Numeri che vanno letti anche pensando al futuro. È cosa piuttosto nota, che l’attuale governo voglia procedere con la privatizzazione di Poste. Nei giorni scorsi, solo per fare un esempio che concretizza queste intenzioni, è stato presentato un DPCM alla Camera dei deputati per ricevere il parere della Commissione Trasporti e Bilancio. Non si parla di una privatizzazione totale, ma di una nuova vendita di quote che oggi sono in mano al MEF e a CDP. Dunque, i privati potrebbero avere un potere ancora maggiore all’interno di Poste Italiane.
I possibile problemi di concorrenza
Questo quadro generale introduce le preoccupazioni che stanno emergendo in questi giorni. Con il decreto PNRR, infatti, vengono fornite le indicazioni iniziali dell’operazione per il passaggio delle quote azionarie di PagoPA al Poligrafico di Stato (51%) e Poste Italiane (49%). Poste, dunque, sarebbe azionista di minoranza. Ma questo non cambia la situazione. Infatti, in vista di un’imminente passaggio di quote azionarie a privati, anche PagoPA potrebbe incrementare (come riflesso) il peso privato all’interno del quadro azionario. E si potrebbe palesare anche un conflitto di interessi.
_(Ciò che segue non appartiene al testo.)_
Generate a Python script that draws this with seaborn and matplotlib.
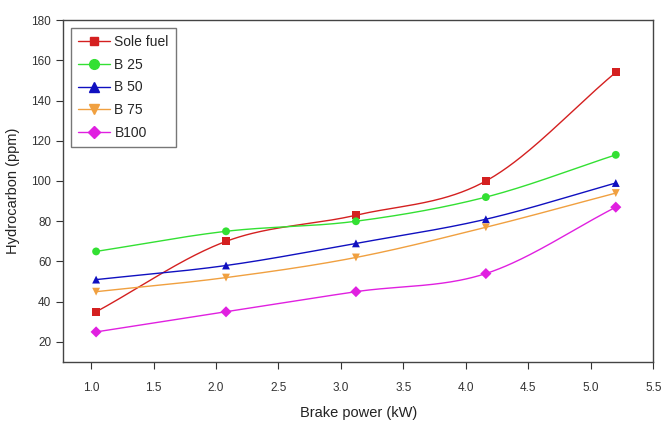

Anche perché Poste è già uno dei principali operatori attivi nel servizio PagoPA e finendo nelle sue mani, potrebbero sopraggiungere decisioni a danno degli altri concorrenti (le banche, per esempio) che sono gli altri operatori che consentono l’utilizzo del servizio per pagare, per esempio, le bollette. Ostacoli che potrebbero non diventare reali, ma quando si parla di temi così delicati non si può non pensare alle conseguenze negative che potrebbero essere generate da una decisione e da un’operazione di questo tipo. Dunque, è sempre da tenere un faro acceso sulla possibile creazione di un monopolio. Per questi motivi è possibile che qualcuno – soprattutto le banche – presentino un ricorso all’Antitrust.